┌────────
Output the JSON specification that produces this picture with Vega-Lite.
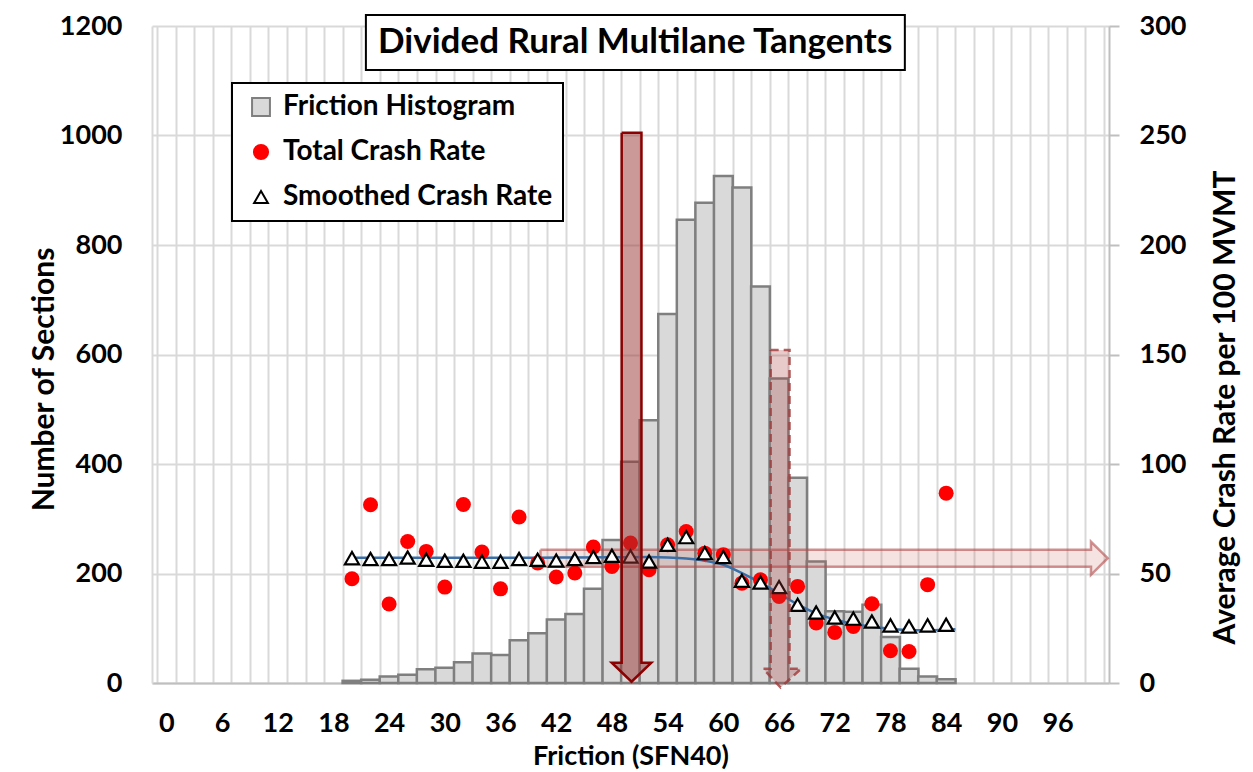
{
  "$schema": "https://vega.github.io/schema/vega-lite/v6.json",
  "width": 957,
  "height": 657,
  "autosize": {"type": "none"},
  "padding": {"left": 152, "top": 26, "right": 144, "bottom": 89},
  "background": "#ffffff",
  "config": {"view": {"stroke": null}, "font": "Lato"},
  "datasets": {
    "hist": [
      {"friction": 20, "sections": 4}, {"friction": 22, "sections": 6}, {"friction": 24, "sections": 12},
      {"friction": 26, "sections": 15}, {"friction": 28, "sections": 25}, {"friction": 30, "sections": 28},
      {"friction": 32, "sections": 38}, {"friction": 34, "sections": 54}, {"friction": 36, "sections": 51},
      {"friction": 38, "sections": 78}, {"friction": 40, "sections": 91}, {"friction": 42, "sections": 116},
      {"friction": 44, "sections": 126}, {"friction": 46, "sections": 172}, {"friction": 48, "sections": 261},
      {"friction": 50, "sections": 404}, {"friction": 52, "sections": 480}, {"friction": 54, "sections": 674},
      {"friction": 56, "sections": 846}, {"friction": 58, "sections": 877}, {"friction": 60, "sections": 926},
      {"friction": 62, "sections": 905}, {"friction": 64, "sections": 724}, {"friction": 66, "sections": 556},
      {"friction": 68, "sections": 375}, {"friction": 70, "sections": 222}, {"friction": 72, "sections": 131},
      {"friction": 74, "sections": 130}, {"friction": 76, "sections": 143}, {"friction": 78, "sections": 84},
      {"friction": 80, "sections": 26}, {"friction": 82, "sections": 12}, {"friction": 84, "sections": 7}
    ],
    "crash": [
      {"friction": 20, "total": 47.6, "smoothed": 57.0}, {"friction": 22, "total": 81.4, "smoothed": 56.6},
      {"friction": 24, "total": 36.1, "smoothed": 56.6}, {"friction": 26, "total": 64.6, "smoothed": 57.3},
      {"friction": 28, "total": 60.1, "smoothed": 56.3}, {"friction": 30, "total": 43.8, "smoothed": 55.8},
      {"friction": 32, "total": 81.5, "smoothed": 55.8}, {"friction": 34, "total": 59.8, "smoothed": 55.4},
      {"friction": 36, "total": 43.0, "smoothed": 55.4}, {"friction": 38, "total": 75.8, "smoothed": 56.6},
      {"friction": 40, "total": 54.8, "smoothed": 56.3}, {"friction": 42, "total": 48.4, "smoothed": 55.9},
      {"friction": 44, "total": 50.2, "smoothed": 56.6}, {"friction": 46, "total": 62.1, "smoothed": 57.5},
      {"friction": 48, "total": 53.2, "smoothed": 58.1}, {"friction": 50, "total": 63.9, "smoothed": 57.8},
      {"friction": 52, "total": 51.7, "smoothed": 55.5}, {"friction": 54, "total": 63.1, "smoothed": 63.1},
      {"friction": 56, "total": 69.2, "smoothed": 66.6}, {"friction": 58, "total": 59.3, "smoothed": 59.3},
      {"friction": 60, "total": 58.6, "smoothed": 57.5}, {"friction": 62, "total": 45.6, "smoothed": 46.7},
      {"friction": 64, "total": 47.1, "smoothed": 45.9}, {"friction": 66, "total": 39.5, "smoothed": 43.8},
      {"friction": 68, "total": 44.1, "smoothed": 35.7}, {"friction": 70, "total": 27.4, "smoothed": 32.2},
      {"friction": 72, "total": 23.1, "smoothed": 29.9}, {"friction": 74, "total": 25.8, "smoothed": 29.4},
      {"friction": 76, "total": 36.2, "smoothed": 28.1}, {"friction": 78, "total": 14.7, "smoothed": 26.3},
      {"friction": 80, "total": 14.4, "smoothed": 25.8}, {"friction": 82, "total": 44.9, "smoothed": 26.3},
      {"friction": 84, "total": 86.7, "smoothed": 26.6}
    ],
    "fit": [
      {"friction": 20, "fit": 57.2}, {"friction": 24, "fit": 57.2}, {"friction": 28, "fit": 57.2},
      {"friction": 32, "fit": 57.2}, {"friction": 36, "fit": 57.2}, {"friction": 40, "fit": 57.2},
      {"friction": 44, "fit": 57.3}, {"friction": 48, "fit": 57.4}, {"friction": 52, "fit": 57.5},
      {"friction": 54, "fit": 57.3}, {"friction": 56, "fit": 56.8}, {"friction": 58, "fit": 55.8},
      {"friction": 60, "fit": 54.0}, {"friction": 62, "fit": 50.2}, {"friction": 64, "fit": 45.8},
      {"friction": 66, "fit": 40.8}, {"friction": 68, "fit": 35.9}, {"friction": 70, "fit": 31.8},
      {"friction": 72, "fit": 29.0}, {"friction": 74, "fit": 27.0}, {"friction": 76, "fit": 25.7},
      {"friction": 78, "fit": 24.8}, {"friction": 80, "fit": 24.2}, {"friction": 82, "fit": 24.1},
      {"friction": 84, "fit": 24.3}, {"friction": 85, "fit": 24.5}
    ]
  },
  "resolve": {"scale": {"y": "independent"}, "axis": {"x": "independent"}},
  "layer": [
    {
      "data": {"name": "hist"},
      "mark": {"type": "bar", "width": 18.77, "stroke": "#7f7f7f", "strokeWidth": 2.5, "opacity": 1},
      "encoding": {
        "x": {
          "field": "friction", "type": "quantitative",
          "scale": {"domain": [-1, 101], "nice": false, "zero": false},
          "axis": {
            "values": [-1,0,1,2,3,4,5,6,7,8,9,10,11,12,13,14,15,16,17,18,19,20,21,22,23,24,25,26,27,28,29,30,31,32,33,34,35,36,37,38,39,40,41,42,43,44,45,46,47,48,49,50,51,52,53,54,55,56,57,58,59,60,61,62,63,64,65,66,67,68,69,70,71,72,73,74,75,76,77,78,79,80,81,82,83,84,85,86,87,88,89,90,91,92,93,94,95,96,97,98,99,100,101],
            "title": "Friction (SFN40)",
            "format": "d",
            "grid": true, "gridColor": "#d9d9d9", "gridWidth": 2,
            "gridOpacity": {"condition": {"test": "datum.value % 2 !== 0", "value": 1}, "value": 0},
            "labelExpr": "(datum.value % 6 === 0 && datum.value >= 0 && datum.value <= 96) ? datum.label : ''",
            "labelOverlap": false, "labelBound": false, "labelFlush": false,
            "ticks": false, "tickSize": 0,
            "domainColor": "#bfbfbf", "domainWidth": 2,
            "labelPadding": 27, "labelFontSize": 27, "labelFontWeight": "bold", "labelColor": "#000000", "labelFont": "Lato",
            "titleFontSize": 27, "titleFontWeight": "bold", "titleColor": "#000000", "titleFont": "Lato",
            "titleY": 81, "titleBaseline": "alphabetic"
          }
        },
        "y": {
          "field": "sections", "type": "quantitative",
          "scale": {"domain": [0, 1200], "nice": false},
          "axis": {
            "orient": "left", "title": "Number of Sections",
            "values": [0, 200, 400, 600, 800, 1000, 1200],
            "format": "d",
            "grid": true, "gridColor": "#d9d9d9", "gridWidth": 2,
            "domainColor": "#d9d9d9", "domainWidth": 2,
            "ticks": false, "tickSize": 0,
            "labelPadding": 30, "labelFontSize": 27, "labelFontWeight": "bold", "labelColor": "#000000", "labelFont": "Lato",
            "titleFontSize": 30, "titleFontWeight": "bold", "titleColor": "#000000", "titleFont": "Lato",
            "titleAngle": 270, "titleX": -99, "titleY": 353, "titleBaseline": "alphabetic", "titleAlign": "center"
          }
        },
        "color": {
          "datum": "Friction Histogram", "type": "nominal",
          "scale": {"domain": ["Friction Histogram", "Total Crash Rate", "Smoothed Crash Rate"], "range": ["#d9d9d9", "#ff0000", "#ffffff"]},
          "legend": {
            "title": null, "orient": "none", "legendX": 80, "legendY": 57, "direction": "vertical",
            "padding": 10, "rowPadding": 17, "symbolOffset": 5, "labelOffset": 8,
            "labelFont": "Lato", "labelFontSize": 28, "labelFontWeight": "bold", "labelColor": "#000000", "labelLimit": 400,
            "strokeColor": "#000000", "fillColor": "#ffffff",
            "symbolSize": 340, "symbolStrokeWidth": 2,
            "symbolStrokeColor": {"expr": "datum.value === 'Friction Histogram' ? '#7f7f7f' : datum.value === 'Total Crash Rate' ? '#ff0000' : '#000000'"},
            "encoding": {
              "legend": {"strokeWidth": {"value": 2}},
              "symbols": {
                "shape": {"value": {"expr": "datum.value === 'Friction Histogram' ? 'square' : datum.value === 'Total Crash Rate' ? 'circle' : 'triangle-up'"}},
                "size": {"value": {"expr": "datum.value === 'Friction Histogram' ? 320 : datum.value === 'Total Crash Rate' ? 200 : 190"}},
                "strokeWidth": {"value": 2},
                "opacity": {"value": 1}
              }
            }
          }
        }
      }
    },
    {
      "layer": [
        {
          "data": {"values": [
            {"i": 0, "x": 40.3, "y": 60.8}, {"i": 1, "x": 99.6, "y": 60.8}, {"i": 2, "x": 99.6, "y": 64.5},
            {"i": 3, "x": 101.4, "y": 57.0}, {"i": 4, "x": 99.6, "y": 49.4}, {"i": 5, "x": 99.6, "y": 53.1},
            {"i": 6, "x": 40.3, "y": 53.1}, {"i": 7, "x": 40.3, "y": 60.8}
          ]},
          "mark": {"type": "line", "fill": "#c0504d", "fillOpacity": 0.16, "stroke": "#b04a4a", "strokeOpacity": 0.6, "strokeWidth": 2.5, "strokeJoin": "miter"},
          "encoding": {
            "x": {"field": "x", "type": "quantitative", "scale": {"domain": [-1, 101], "nice": false, "zero": false}, "axis": null},
            "y": {"field": "y", "type": "quantitative", "scale": {"domain": [0, 300], "nice": false}},
            "order": {"field": "i"}
          }
        },
        {
          "data": {"name": "fit"},
          "mark": {"type": "line", "color": "#3a6ea5", "strokeWidth": 2.5, "interpolate": "monotone"},
          "encoding": {
            "x": {"field": "friction", "type": "quantitative", "scale": {"domain": [-1, 101], "nice": false, "zero": false}, "axis": null},
            "y": {"field": "fit", "type": "quantitative", "scale": {"domain": [0, 300], "nice": false}}
          }
        },
        {
          "data": {"name": "crash"},
          "mark": {"type": "circle", "size": 225, "opacity": 1},
          "encoding": {
            "x": {"field": "friction", "type": "quantitative", "scale": {"domain": [-1, 101], "nice": false, "zero": false}, "axis": null},
            "y": {
              "field": "total", "type": "quantitative",
              "scale": {"domain": [0, 300], "nice": false},
              "axis": {
                "orient": "right", "title": "Average Crash Rate per 100 MVMT",
                "values": [0, 50, 100, 150, 200, 250, 300],
                "format": "d",
                "grid": false,
                "domainColor": "#bfbfbf", "domainWidth": 2,
                "ticks": true, "tickSize": 10, "tickColor": "#bfbfbf", "tickWidth": 2,
                "labelPadding": 20, "labelFontSize": 27, "labelFontWeight": "bold", "labelColor": "#000000", "labelFont": "Lato",
                "titleFontSize": 30, "titleFontWeight": "bold", "titleColor": "#000000", "titleFont": "Lato",
                "titleAngle": 270, "titleX": 125, "titleY": 381, "titleBaseline": "alphabetic", "titleAlign": "center"
              }
            },
            "color": {"datum": "Total Crash Rate", "type": "nominal"}
          }
        },
        {
          "data": {"name": "crash"},
          "mark": {"type": "point", "shape": "triangle-up", "filled": true, "fill": "#ffffff", "fillOpacity": 1, "stroke": "#000000", "strokeWidth": 2.2, "size": 200, "opacity": 1},
          "encoding": {
            "x": {"field": "friction", "type": "quantitative", "scale": {"domain": [-1, 101], "nice": false, "zero": false}, "axis": null},
            "y": {"field": "smoothed", "type": "quantitative", "scale": {"domain": [0, 300], "nice": false}},
            "color": {"datum": "Smoothed Crash Rate", "type": "nominal"}
          }
        },
        {
          "data": {"values": [
            {"i": 0, "x": 49.05, "y": 251.2}, {"i": 1, "x": 51.18, "y": 251.2}, {"i": 2, "x": 51.18, "y": 9.3},
            {"i": 3, "x": 52.24, "y": 9.3}, {"i": 4, "x": 50.11, "y": 0.6}, {"i": 5, "x": 47.98, "y": 9.3},
            {"i": 6, "x": 49.05, "y": 9.3}, {"i": 7, "x": 49.05, "y": 251.2}
          ]},
          "mark": {"type": "line", "fill": "#993333", "fillOpacity": 0.5, "stroke": "#8b0000", "strokeWidth": 2.5, "strokeJoin": "miter"},
          "encoding": {
            "x": {"field": "x", "type": "quantitative", "scale": {"domain": [-1, 101], "nice": false, "zero": false}, "axis": null},
            "y": {"field": "y", "type": "quantitative", "scale": {"domain": [0, 300], "nice": false}},
            "order": {"field": "i"}
          }
        },
        {
          "data": {"values": [
            {"i": 0, "x": 65.1, "y": 152.1}, {"i": 1, "x": 67.13, "y": 152.1}, {"i": 2, "x": 67.13, "y": 6.5},
            {"i": 3, "x": 68.37, "y": 6.5}, {"i": 4, "x": 66.17, "y": -2.1}, {"i": 5, "x": 64.29, "y": 6.5},
            {"i": 6, "x": 65.1, "y": 6.5}, {"i": 7, "x": 65.1, "y": 152.1}
          ]},
          "mark": {"type": "line", "fill": "#b04040", "fillOpacity": 0.28, "stroke": "#a03a3a", "strokeOpacity": 0.8, "strokeWidth": 2.5, "strokeDash": [8, 5], "strokeJoin": "miter"},
          "encoding": {
            "x": {"field": "x", "type": "quantitative", "scale": {"domain": [-1, 101], "nice": false, "zero": false}, "axis": null},
            "y": {"field": "y", "type": "quantitative", "scale": {"domain": [0, 300], "nice": false}},
            "order": {"field": "i"}
          }
        },
        {
          "data": {"values": [{}]},
          "mark": {"type": "rect", "fill": "#ffffff", "stroke": "#000000", "strokeWidth": 2},
          "encoding": {
            "x": {"datum": 21.5, "type": "quantitative", "scale": {"domain": [-1, 101], "nice": false, "zero": false}, "axis": null},
            "x2": {"datum": 79.55},
            "y": {"datum": 305.0, "type": "quantitative", "scale": {"domain": [0, 300], "nice": false}},
            "y2": {"datum": 279.9}
          }
        },
        {
          "data": {"values": [{}]},
          "mark": {"type": "text", "font": "Lato", "fontSize": 35, "fontWeight": "bold", "color": "#000000", "align": "center", "baseline": "middle"},
          "encoding": {
            "x": {"datum": 50.5, "type": "quantitative", "scale": {"domain": [-1, 101], "nice": false, "zero": false}, "axis": null},
            "y": {"datum": 292.5, "type": "quantitative", "scale": {"domain": [0, 300], "nice": false}},
            "text": {"value": "Divided Rural Multilane Tangents"}
          }
        }
      ]
    }
  ]
}
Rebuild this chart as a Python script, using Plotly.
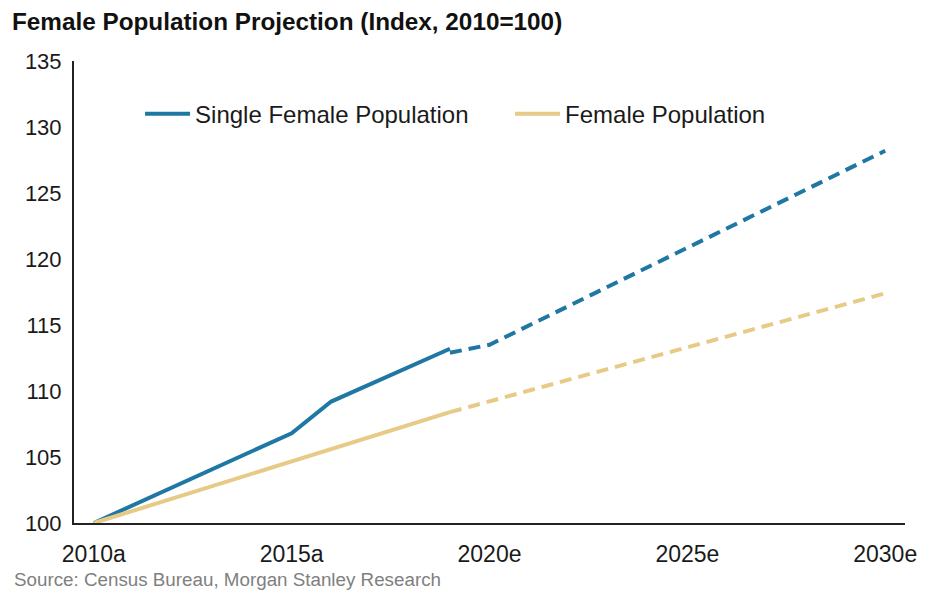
└────────
▶ [WHAT IS NEEDED]: In the records above, locate each line with the word "this". Copy all such lines.

▶ [OUTPUT OF THE TASK]:
Output the JSON specification that produces this picture with Vega-Lite.
Rebuild this chart as a Python script, using Plotly.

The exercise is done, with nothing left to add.